The Pope's appointment of two new cardinals, from New Zealand and Tonga, has been welcomed by members of the Catholic Church in this country.
The Archbishop of Wellington, John Dew, and the Bishop of Tonga, Soane Patita Paini Mafi, were among the new cardinals announced by Pope Francis.
They were named as two of 20 new cardinals being appointed by the Pope in his efforts to reform the leadership of the Church.
Bishop-Elect of Hamilton, Father Steve Lowe said both men are great bishops, and were widely experienced.
He said both held positions as leaders of Bishop Conferences, either for New Zealand, or the Pacific, and both have a wide understanding of neighbouring dioceses, as well as their own.

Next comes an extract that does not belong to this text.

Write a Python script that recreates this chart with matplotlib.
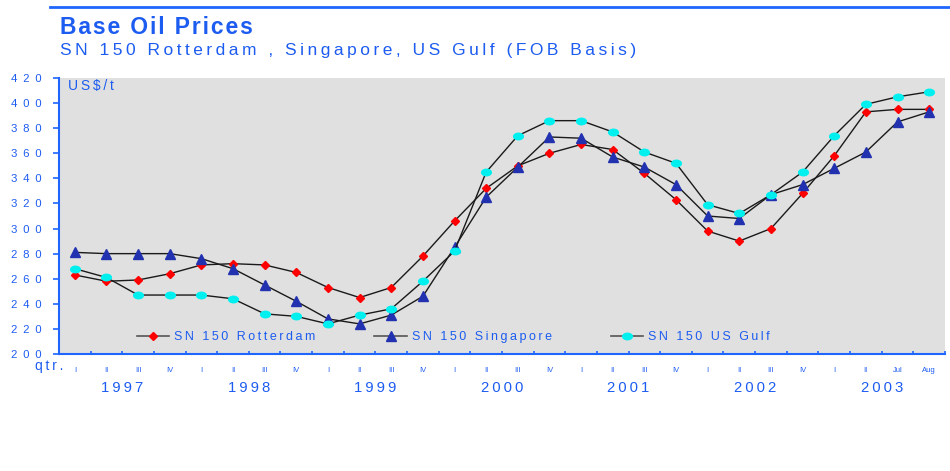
import numpy as np
import matplotlib
matplotlib.use('Agg')
import matplotlib.pyplot as plt
from matplotlib.path import Path
from matplotlib.lines import Line2D
from matplotlib.transforms import blended_transform_factory

# ---------- datos ----------
quarters = ['I', 'II', 'III', 'IV'] * 6 + ['I', 'II', 'Jul', 'Aug']
years = ['1997', '1998', '1999', '2000', '2001', '2002', '2003']

rotterdam = [263, 258, 259, 264, 271, 272, 271, 265,
             253, 245, 253, 278, 306, 332, 350, 360,
             367, 363, 344, 323, 298, 290, 300, 328,
             358, 393, 395, 395]
singapore = [281, 280, 280, 280, 276, 268, 255, 242,
             228, 224, 231, 246, 285, 325, 349, 373,
             372, 357, 349, 335, 310, 308, 327, 335,
             348, 361, 385, 393]
us_gulf = [268, 261, 247, 247, 247, 244, 232, 230,
           224, 231, 236, 258, 282, 345, 374, 386,
           386, 377, 361, 352, 319, 312, 327, 345,
           374, 399, 405, 409]

series_names = ['SN 150 Rotterdam', 'SN 150 Singapore', 'SN 150 US Gulf']

# ---------- estilo ----------
BLUE_TXT = '#1d5cf0'
BLUE_AX = '#1f66ff'
FONT = ['Liberation Sans', 'DejaVu Sans']
plt.rcParams['font.family'] = FONT

def track(s, gap='\u2009'):
    return gap.join(s)

circ = Path.unit_circle()
ellipse = Path(circ.vertices * np.array([1.5, 1.0]), circ.codes)

fig = plt.figure(figsize=(9.5, 4.71), dpi=100)
ax = fig.add_axes([0.0621, 0.2484, 0.9326, 0.586])
ax.set_facecolor('#e0e0e0')

x = np.arange(len(quarters))
ax.plot(x, rotterdam, color='#1a1a1a', lw=1, marker='D', ms=4,
        mfc='#ff0000', mec='#ff0000', zorder=3)
ax.plot(x, singapore, color='#1a1a1a', lw=1, marker='^', ms=7,
        mfc='#2231b0', mec='#2231b0', zorder=3)
ax.plot(x, us_gulf, color='#1a1a1a', lw=1, marker=ellipse, ms=7,
        mfc='#00f0f0', mec='#00f0f0', zorder=3)

ax.set_xlim(-0.5, len(quarters) - 0.5)
ax.set_ylim(200, 420)

# ejes
for s in ['top', 'right']:
    ax.spines[s].set_visible(False)
for s in ['left', 'bottom']:
    ax.spines[s].set_color(BLUE_AX)
    ax.spines[s].set_linewidth(1.5)

yt = np.arange(200, 421, 20)
ax.set_yticks(yt)
ax.set_yticklabels([track(str(v), '\u2002') for v in yt], color=BLUE_TXT)
ax.tick_params(axis='y', direction='out', length=4.3, width=1.2,
               color=BLUE_AX, labelsize=8.2, pad=8)

ax.set_xticks(np.arange(-0.5, len(quarters), 1))
ax.set_xticklabels([])
ax.tick_params(axis='x', which='major', direction='in', length=2.5,
               width=1.2, color=BLUE_AX)
ax.set_xticks(x, minor=True)
ax.set_xticklabels(quarters, minor=True, color=BLUE_TXT)
ax.tick_params(axis='x', which='minor', length=0, pad=9, labelsize=5.5)

trans = blended_transform_factory(ax.transData, ax.transAxes)
for i, yr in enumerate(years):
    xm = x[i * 4:(i + 1) * 4].mean()
    ax.text(xm, -0.123, track(yr), transform=trans, ha='center', va='center',
            fontsize=10.7, color=BLUE_TXT)

ax.text(0.01, 0.971, track('US$/t'), transform=ax.transAxes, ha='left',
        va='center', fontsize=10, color=BLUE_TXT)
fig.text(35 / 950, 1 - 366 / 471, track('qtr.'), ha='left', va='center',
         fontsize=10, color=BLUE_TXT)

# leyenda
handles = [
    Line2D([], [], color='#555555', lw=1.2, marker='D', ms=4,
           mfc='#ff0000', mec='#ff0000'),
    Line2D([], [], color='#555555', lw=1.2, marker='^', ms=7,
           mfc='#2231b0', mec='#2231b0'),
    Line2D([], [], color='#555555', lw=1.2, marker=ellipse, ms=7,
           mfc='#00f0f0', mec='#00f0f0'),
]
leg = ax.legend(handles, [track(n) for n in series_names], ncol=3,
                loc='center left', bbox_to_anchor=(0.088, 0.06),
                frameon=False, fontsize=9, handlelength=2.6,
                handletextpad=0.4, columnspacing=4.7, borderpad=0,
                borderaxespad=0)
for t in leg.get_texts():
    t.set_color(BLUE_TXT)

# títulos
fig.add_artist(Line2D([50 / 950, 1.0], [1 - 7 / 471] * 2, color=BLUE_AX, lw=2))
fig.text(60 / 950, 1 - 27 / 471, track('Base Oil Prices', '\u200a'),
         ha='left', va='center', fontsize=16.5, fontweight='bold',
         color=BLUE_TXT)
fig.text(60 / 950, 1 - 50 / 471,
         track('SN 150 Rotterdam , Singapore, US Gulf (FOB Basis)'),
         ha='left', va='center', fontsize=12.5, color=BLUE_TXT)

fig.savefig('out.png', dpi=100, facecolor='white')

Cardinal Dew said New Zealand had not had a cardinal since 2005 and the new appointment was a recognition of this part of the world.
He said it also reflected the inclusive nature of the Pope.

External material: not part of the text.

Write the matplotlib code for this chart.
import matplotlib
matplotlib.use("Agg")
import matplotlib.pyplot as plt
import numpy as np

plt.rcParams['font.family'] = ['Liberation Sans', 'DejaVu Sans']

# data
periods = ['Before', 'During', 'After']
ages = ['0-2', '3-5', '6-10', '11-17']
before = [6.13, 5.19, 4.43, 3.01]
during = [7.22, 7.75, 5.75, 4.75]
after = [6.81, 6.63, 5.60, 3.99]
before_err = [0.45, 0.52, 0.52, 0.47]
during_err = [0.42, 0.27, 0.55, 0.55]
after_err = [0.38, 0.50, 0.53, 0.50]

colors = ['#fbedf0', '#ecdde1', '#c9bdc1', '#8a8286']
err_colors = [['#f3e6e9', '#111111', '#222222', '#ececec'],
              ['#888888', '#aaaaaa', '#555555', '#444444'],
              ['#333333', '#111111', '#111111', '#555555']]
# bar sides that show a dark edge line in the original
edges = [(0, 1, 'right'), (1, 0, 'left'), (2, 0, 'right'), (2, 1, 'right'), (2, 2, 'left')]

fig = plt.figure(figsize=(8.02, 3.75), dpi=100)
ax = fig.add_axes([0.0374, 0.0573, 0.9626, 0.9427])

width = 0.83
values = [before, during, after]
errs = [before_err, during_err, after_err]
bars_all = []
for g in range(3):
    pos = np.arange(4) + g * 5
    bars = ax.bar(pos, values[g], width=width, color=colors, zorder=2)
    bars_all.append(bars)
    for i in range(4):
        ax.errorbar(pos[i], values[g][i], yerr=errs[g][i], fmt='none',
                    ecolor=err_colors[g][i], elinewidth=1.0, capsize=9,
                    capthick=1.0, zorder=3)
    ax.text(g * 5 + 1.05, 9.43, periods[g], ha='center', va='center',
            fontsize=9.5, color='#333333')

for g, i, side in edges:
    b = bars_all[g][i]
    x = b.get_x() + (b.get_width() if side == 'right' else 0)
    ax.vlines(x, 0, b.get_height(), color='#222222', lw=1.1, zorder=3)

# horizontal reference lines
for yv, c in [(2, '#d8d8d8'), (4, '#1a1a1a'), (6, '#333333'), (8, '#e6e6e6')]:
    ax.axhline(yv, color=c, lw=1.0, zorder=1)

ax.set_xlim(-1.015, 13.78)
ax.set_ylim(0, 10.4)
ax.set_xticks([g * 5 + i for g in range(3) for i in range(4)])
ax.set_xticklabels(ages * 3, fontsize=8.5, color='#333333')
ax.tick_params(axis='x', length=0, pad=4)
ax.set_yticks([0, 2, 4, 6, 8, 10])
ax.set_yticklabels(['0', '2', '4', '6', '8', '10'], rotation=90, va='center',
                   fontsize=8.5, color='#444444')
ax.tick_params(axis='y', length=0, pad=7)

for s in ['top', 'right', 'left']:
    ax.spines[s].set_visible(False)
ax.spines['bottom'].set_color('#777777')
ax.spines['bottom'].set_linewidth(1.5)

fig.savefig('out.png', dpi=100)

"Pope Francis has from the beginning of his papacy spoken clearly about taking the Church to the peripheries, to the edges and urging bishops and clergy to do that and get out to the people, and I think he's doing that by choosing cardinals from many parts of the world."
Both Cardinals would be among an elite group of cardinals who would have voting rights on the pope's successor.
They would be installed at a ceremony known as a consistory at the Vatican on 14 February.
It was the second time the 78-year-old pontiff had put his stamp on the direction he wanted the 1.2 billion member Church to go in, having named 19 cardinals a year ago.